CPU usage will also be quite high during peek times (decompression). However, CPU pressure could further be reduced by sending the payload in smaller chunks with delays in between (which would obviously increase the time it takes for the exploit to work though). This would also give the OS more time to compress and/or deduplicate the large memory buffers.
Further Possible Improvements
There are a few sources of unreliability in the current exploit, mostly dealing with timing:
If a garbage collection cycle runs after we have corrupted the FreeSpan but before we have fixed it, we crash
If a compacting gargabe collection cycle runs after we have freed some of the ArrayBuffers but before we have triggered the overflow, the exploit fails as the Arena will be filled up again.
If the fake free Cell happens to be placed inside the freed ArrayBuffer’s cell, then our exploit will fail and the browser will crash during the next gargabe collection cycle. With 25 cells per arena this
gives us a theoretical 1/25 chance to fail. However, in my experiments, the free cells were always located at the same offset (1216 bytes into the Arena), indicating that the state of the engine at the beginning of the exploit is fairly deterministic (at least regarding the state of the Arenas holding objects of size 160 bytes).
From my experience, the exploit runs pretty reliable (>95%) if the browser is not under heavy usage. The exploit still works if 10+ other tabs are open, but might fail if for example a large web application is currently loading.
While the bug isn’t ideal from an attacker’s perspective, it still can be exploited fairly reliably and without too much bandwidth usage. It is interesting to see how various technologies (compression, same page merging, …) can make a bug such as this one easier to exploit.

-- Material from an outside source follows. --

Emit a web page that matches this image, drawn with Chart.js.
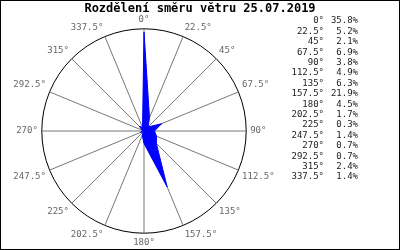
<!DOCTYPE html>
<html>
<head>
<meta charset="utf-8">
<script src="https://cdn.jsdelivr.net/npm/chart.js@4"></script>
<style>
  html, body { margin: 0; padding: 0; background: #fff; }
  #wrap { width: 400px; height: 250px; }
</style>
</head>
<body>
<div id="wrap"><canvas id="windChart" width="400" height="250"></canvas></div>
<script>
// wind direction share, 25.07.2019
const directions = ['0°', '22.5°', '45°', '67.5°', '90°', '112.5°', '135°', '157.5°',
  '180°', '202.5°', '225°', '247.5°', '270°', '292.5°', '315°', '337.5°'];
const shares = [35.8, 5.2, 2.1, 6.9, 3.8, 4.9, 6.3, 21.9, 4.5, 1.7, 0.3, 1.4, 0.7, 0.7, 2.4, 1.4];
const title = 'Rozdělení směru větru 25.07.2019';
const scaleMax = 37;

const mono = 'DejaVu Sans Mono';

// frame, title across the whole picture, table of percentages on the right
const sideTable = {
  id: 'sideTable',
  afterDraw(chart) {
    const ctx = chart.ctx;
    ctx.save();
    ctx.strokeStyle = '#000';
    ctx.lineWidth = 1;
    ctx.strokeRect(0.5, 0.5, chart.width - 1, chart.height - 1);

    ctx.fillStyle = '#000';
    ctx.textBaseline = 'middle';
    ctx.textAlign = 'center';
    ctx.font = 'bold 12px "' + mono + '"';
    ctx.fillText(title, chart.width / 2, 9);

    ctx.font = '9px "' + mono + '"';
    ctx.fillStyle = '#222';
    ctx.textAlign = 'right';
    directions.forEach((d, i) => {
      const y = 21 + i * 10.4;
      ctx.fillText(d, 324, y);
      ctx.fillText(shares[i].toFixed(1) + '%', 358, y);
    });
    ctx.restore();
  }
};

new Chart(document.getElementById('windChart'), {
  type: 'radar',
  data: {
    labels: directions,
    datasets: [{
      data: shares,
      fill: true,
      backgroundColor: 'rgb(0,0,255)',
      borderColor: 'rgb(0,0,255)',
      borderWidth: 1,
      pointRadius: 0,
      tension: 0
    }]
  },
  options: {
    responsive: false,
    animation: false,
    layout: { padding: { left: 6, right: 116, top: 15, bottom: 1 } },
    plugins: {
      legend: { display: false },
      tooltip: { enabled: false },
      title: { display: false }
    },
    scales: {
      r: {
        min: 0,
        max: scaleMax,
        ticks: { display: false, stepSize: scaleMax },
        grid: { color: '#000', lineWidth: 1, circular: true },
        angleLines: { color: '#777', lineWidth: 1 },
        pointLabels: {
          color: '#666',
          padding: 4,
          font: { family: mono, size: 9 }
        }
      }
    }
  },
  plugins: [sideTable]
});
</script>
</body>
</html>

Thinking of ways to prevent exploitability of such a bug, a few things come to mind. One fairly generic mitigation are guard pages (a page leading to a segfault whenever accessed in some way). These would have to be allocated before or after every mmap allocated region and would thus protect against exploitation of linear overflows such as this one. They would, however, not protect against non-linear overflows such as this bug. Another possibility would be to introduce internal mmap randomization to scatter the allocated regions throughout the address space (likely only effective on 64-bit systems). This would best be performed by the kernel, but could also be done in userspace.